In the interest of full disclosure, I should say that Edinburgh is one of my favorite places, hands down. I've been meaning to read Alexander McCall-Smith for years, so naturally when I saw this book (and subsequent series) set in Edinburgh I snatched it off the library shelf. It's a book that was originally written as a serial in a Scottish newspaper. McCall-Smith mentions in the forward that the challenge was writing each chapter with enough content to be read alone, but enough momentum to move the story along without too much of an episodic feel. I think he accomplished this beautifully.
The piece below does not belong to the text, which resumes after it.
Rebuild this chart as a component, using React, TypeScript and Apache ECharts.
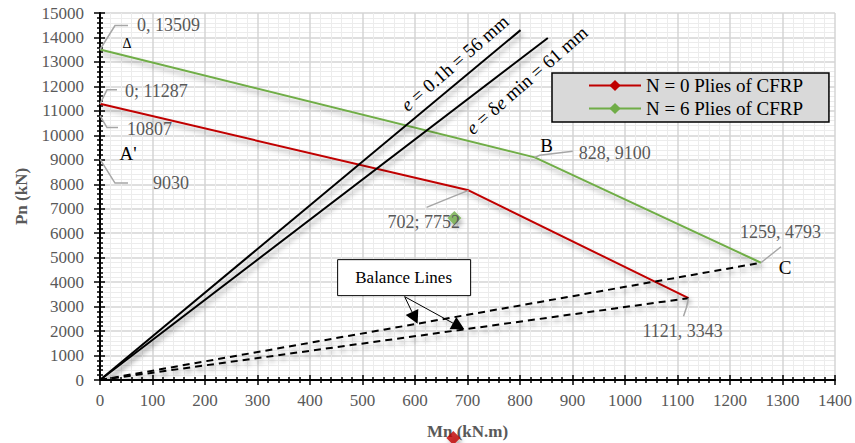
import React, { useEffect, useRef } from 'react';
import * as echarts from 'echarts';

// ---- data ----
const seriesNames = ['N = 0 Plies of CFRP', 'N = 6 Plies of CFRP'];
const plies0 = [[0, 11287], [702, 7752], [1121, 3343]];
const plies6 = [[0, 13509], [828, 9100], [1259, 4793]];
const plies0Flat = [[0, 9030], [447, 9030]];
const plies6Flat = [[0, 10807], [508, 10807]];
const eLine56 = [[0, 0], [801, 14300]];
const eLine61 = [[0, 0], [853, 13980]];
const balance6 = [[0, 0], [1259, 4793]];
const balance0 = [[0, 0], [1121, 3343]];
const balanceArrowX = [605, 694];
const strayGreen = [[675, 6620]];
const strayRed = [[673, -2370]];
const xRange = [0, 1400, 100];
const yRange = [0, 15000, 1000];

const FONT = '"Liberation Serif", "Times New Roman", serif';
const RED = '#c00000';
const GREEN = '#70ad47';
const GRAY_TXT = '#595959';
const shadow = { shadowColor: 'rgba(0,0,0,0.35)', shadowBlur: 5, shadowOffsetX: 2, shadowOffsetY: 4 };

export default function App() {
  const ref = useRef<HTMLDivElement>(null);
  useEffect(() => {
    if (!ref.current) return;
    const chart = echarts.init(ref.current, undefined, { renderer: 'svg' });
    const lineSeries = (name: string | undefined, data: number[][], color: string, extra: any = {}) => ({
      type: 'line',
      name,
      data,
      xAxisIndex: 0,
      yAxisIndex: 0,
      symbol: 'diamond',
      symbolSize: 12,
      showSymbol: false,
      silent: true,
      itemStyle: { color },
      lineStyle: { color, width: 2, ...shadow, ...(extra.lineStyle || {}) },
      emphasis: { disabled: true },
      z: extra.z ?? 3,
    });
    const plain = (v: number) => String(v);
    const commonX = { type: 'value', min: xRange[0], max: xRange[1], interval: xRange[2] };
    const commonY = { type: 'value', min: yRange[0], max: yRange[1], interval: yRange[2] };
    const option: any = {
      animation: false,
      grid: { left: 100, right: 20, top: 13, bottom: 63, containLabel: false, outerBoundsMode: 'none' },
      xAxis: [
        {
          ...commonX,
          position: 'bottom',
          name: 'Mn (kN.m)',
          nameLocation: 'middle',
          nameGap: 43,
          nameTextStyle: { fontFamily: FONT, fontSize: 17, fontWeight: 'bold', color: GRAY_TXT },
          axisLine: { show: true, lineStyle: { color: '#000', width: 2 } },
          axisTick: { show: true, length: 5, lineStyle: { color: '#000', width: 1.5 } },
          minorTick: { show: true, splitNumber: 5, length: 3, lineStyle: { color: '#000', width: 1.5 } },
          axisLabel: { fontFamily: FONT, fontSize: 17, color: GRAY_TXT, margin: 12, formatter: plain },
          splitLine: { show: true, lineStyle: { color: '#d4d4d4', width: 1.5 } },
          minorSplitLine: { show: true, lineStyle: { color: '#ececec', width: 1 } },
        },
        {
          ...commonX,
          position: 'top',
          axisLine: { show: false, onZero: true },
          axisTick: { show: true, length: 5, lineStyle: { color: '#000', width: 1.5 } },
          minorTick: { show: true, splitNumber: 5, length: 3, lineStyle: { color: '#000', width: 1.5 } },
          axisLabel: { show: false },
          splitLine: { show: false },
        },
      ],
      yAxis: [
        {
          ...commonY,
          position: 'left',
          name: 'Pn (kN)',
          nameLocation: 'middle',
          nameGap: 70,
          nameTextStyle: { fontFamily: FONT, fontSize: 17, fontWeight: 'bold', color: GRAY_TXT },
          axisLine: { show: true, lineStyle: { color: '#000', width: 2 } },
          axisTick: { show: true, length: 6, lineStyle: { color: '#000', width: 1.5 } },
          minorTick: { show: true, splitNumber: 5, length: 3, lineStyle: { color: '#000', width: 1.5 } },
          axisLabel: { fontFamily: FONT, fontSize: 17, color: GRAY_TXT, margin: 16, formatter: plain },
          splitLine: { show: true, lineStyle: { color: '#d4d4d4', width: 1.5 } },
          minorSplitLine: { show: true, lineStyle: { color: '#ececec', width: 1 } },
        },
        {
          ...commonY,
          position: 'right',
          axisLine: { show: false, onZero: true },
          axisTick: { show: true, length: 5, lineStyle: { color: '#000', width: 1.5 } },
          minorTick: { show: true, splitNumber: 5, length: 3, lineStyle: { color: '#000', width: 1.5 } },
          axisLabel: { show: false },
          splitLine: { show: false },
        },
      ],
      legend: {
        data: seriesNames,
        orient: 'vertical',
        left: 552,
        top: 73,
        backgroundColor: '#d9d9d9',
        borderColor: '#000',
        borderWidth: 1.5,
        borderRadius: 0,
        padding: [3, 26, 4, 36],
        itemWidth: 52,
        itemHeight: 14,
        itemGap: 4,
        selectedMode: false,
        textStyle: { fontFamily: FONT, fontSize: 19, color: '#000', lineHeight: 19 },
      },
      series: [
        lineSeries(seriesNames[0], plies0, RED),
        lineSeries(seriesNames[1], plies6, GREEN),
        lineSeries(undefined, plies0Flat, RED),
        lineSeries(undefined, plies6Flat, GREEN),
        lineSeries(undefined, eLine56, '#000'),
        lineSeries(undefined, eLine61, '#000'),
        lineSeries(undefined, balance6, '#000', { lineStyle: { type: [7, 5], width: 2 } }),
        lineSeries(undefined, balance0, '#000', { lineStyle: { type: [7, 5], width: 2 } }),
        {
          type: 'scatter', data: strayGreen, symbol: 'diamond', symbolSize: 14, silent: true,
          itemStyle: { color: GREEN, ...shadow }, z: 4,
        },
        {
          type: 'scatter', data: strayRed, symbol: 'diamond', symbolSize: 14, silent: true, clip: false,
          itemStyle: { color: RED, ...shadow }, z: 4,
        },
      ],
    };
    chart.setOption(option);

    const px = (p: number[]) => chart.convertToPixel({ xAxisIndex: 0, yAxisIndex: 0 }, p) as number[];
    const graphics: any[] = [];
    const leaderStyle = { stroke: '#a6a6a6', lineWidth: 1.5, fill: 'none' };
    const addLabel = (text: string, anchor: number[], elbow: number[], end: number[], tx: number, ty: number, align = 'left') => {
      const a = px(anchor);
      graphics.push({
        type: 'polyline', silent: true, z: 10,
        shape: { points: [[a[0], a[1]], [a[0] + elbow[0], a[1] + elbow[1]], [a[0] + end[0], a[1] + end[1]]] },
        style: leaderStyle,
      });
      graphics.push({
        type: 'text', silent: true, z: 10, x: a[0] + tx, y: a[1] + ty,
        style: { text, fill: GRAY_TXT, fontFamily: FONT, fontSize: 18, textAlign: align, verticalAlign: 'middle' },
      });
    };
    const fmt = (p: number[], sep: string) => `${p[0]}${sep} ${p[1]}`;
    addLabel(fmt(plies6[0], ','), plies6[0], [15, -24], [28, -24], 37, -24);
    addLabel(fmt(plies0[0], ';'), plies0[0], [7, -14], [17, -14], 25, -13);
    addLabel(`${plies6Flat[0][1]}`, plies6Flat[0], [7, 12], [18, 12], 27, 13);
    addLabel(`${plies0Flat[0][1]}`, plies0Flat[0], [15, 24], [28, 24], 53, 24);
    addLabel(fmt(plies6[1], ','), plies6[1], [5, -2], [38, -6], 44, -4);
    addLabel(fmt(plies0[1], ';'), plies0[1], [-20, 8], [-42, 17], -81, 32);
    addLabel(fmt(plies6[2], ','), plies6[2], [10, -8], [20, -16], -21, -31);
    addLabel(fmt(plies0[2], ','), plies0[2], [-2, 9], [-5, 18], -46, 33);

    const letter = (t: string, anchor: number[], dx: number, dy: number, size: number) => {
      const a = px(anchor);
      graphics.push({
        type: 'text', silent: true, z: 10, x: a[0] + dx, y: a[1] + dy,
        style: { text: t, fill: '#000', fontFamily: FONT, fontSize: size, textAlign: 'center', verticalAlign: 'middle' },
      });
    };
    letter('Δ', plies6[0], 27, -6, 14);
    letter("A'", plies0Flat[0], 28, -6, 19);
    letter('B', plies6[1], 12, -12, 19);
    letter('C', plies6[2], 24, 5, 19);

    // rotated e-line labels
    const rot = (41 * Math.PI) / 180;
    const eLabel = (text: string, line: number[][], t: number, d: number) => {
      const p0 = px(line[0]);
      const p1 = px(line[1]);
      const dx = p1[0] - p0[0];
      const dy = p1[1] - p0[1];
      const len = Math.hypot(dx, dy);
      const nx = dy / len; // normal pointing upper-left
      const ny = -dx / len;
      const cx = p0[0] + dx * t + nx * d;
      const cy = p0[1] + dy * t + ny * d;
      graphics.push({
        type: 'text', silent: true, z: 10, x: cx, y: cy, rotation: rot,
        style: {
          text, fill: '#000', fontFamily: FONT, fontSize: 19, textAlign: 'center', verticalAlign: 'middle',
          rich: {
            i: { fontStyle: 'italic', fontFamily: FONT, fontSize: 19, fill: '#000' },
            n: { fontFamily: FONT, fontSize: 19, fill: '#000' },
          },
        },
      });
    };
    eLabel('{i|e}{n| = 0.1h = 56 mm}', eLine56, 0.869, 16.8);
    eLabel('{i|e}{n| = δ}{i|e}{n| min = 61 mm}', eLine61, 0.925, -20.7);

    // Balance Lines callout
    const t1 = px([balanceArrowX[0], (balance6[1][1] * balanceArrowX[0]) / balance6[1][0]]);
    const t2 = px([balanceArrowX[1], (balance0[1][1] * balanceArrowX[1]) / balance0[1][0]]);
    const boxC = [t1[0] - 14, t1[1] - 46];
    graphics.push({
      type: 'rect', silent: true, z: 11,
      shape: { x: boxC[0] - 66, y: boxC[1] - 18, width: 133, height: 36 },
      style: { fill: '#fff', stroke: '#000', lineWidth: 1 },
    });
    graphics.push({
      type: 'text', silent: true, z: 12, x: boxC[0], y: boxC[1],
      style: { text: 'Balance Lines', fill: '#000', fontFamily: FONT, fontSize: 17, textAlign: 'center', verticalAlign: 'middle' },
    });
    const arrowFrom = [boxC[0] + 1, boxC[1] + 19];
    const arrowTo = (target: number[]) => {
      const dx = target[0] - arrowFrom[0];
      const dy = target[1] - arrowFrom[1];
      const len = Math.hypot(dx, dy);
      const ux = dx / len, uy = dy / len;
      const hl = 13, hw = 7;
      const bx = target[0] - ux * hl, by = target[1] - uy * hl;
      graphics.push({
        type: 'line', silent: true, z: 11,
        shape: { x1: arrowFrom[0], y1: arrowFrom[1], x2: bx, y2: by },
        style: { stroke: '#000', lineWidth: 1 },
      });
      graphics.push({
        type: 'polygon', silent: true, z: 11,
        shape: { points: [[target[0], target[1]], [bx - uy * hw, by + ux * hw], [bx + uy * hw, by - ux * hw]] },
        style: { fill: '#000' },
      });
    };
    arrowTo(t1);
    arrowTo(t2);

    chart.setOption({ graphic: { elements: graphics } });
    return () => chart.dispose();
  }, []);
  return <div ref={ref} style={{ position: 'absolute', left: 0, top: 0, width: 855, height: 443 }} />;
}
In addition to the excellent pacing and sence of place, the major strength of the book is the characters: unique, yet familiar; people you want to get to know, or at least get to know more about. This book was lovely and comfortable and the kind of book you want to savor.

The Paris Wife

The Paris Wife/Paula McLain

The Paris Wife tells the story of Ernest Hemingway, his first wife Hadley and their years together living in Paris. Told from Hadley's perspective, the novel begins when the two meet in Chicago and ends almost five years later with their divorce (although there is a bittersweet epilogue that fasts forward to the time around the end of Hemingway's life). This was a book club selection, and I must admit that I wasn't looking forward to reading it. Books about adultery, distructive relationships, and people who just keep on making terrible decisions really aren't my thing. However, kudos to Ms. McLain for bringing heart and humanity and empathy to what could be a sordid and seedy story. So, it's a mixed bag for me. I really enjoyed the first two-thirds of the book, even if I don't see the glamour in getting drunk or living the bohemian Parisian lifestyle. But during the last third of the book all I could think about were the stupid decisions being made, the complete and utter selifishness displayed by Ernest Hemingway, and how it would have been so easy for things to have turned out differently (see: Ernest Hemingway behaved like a [insert bad word here]. I'm definitely looking forward to our book club discussion!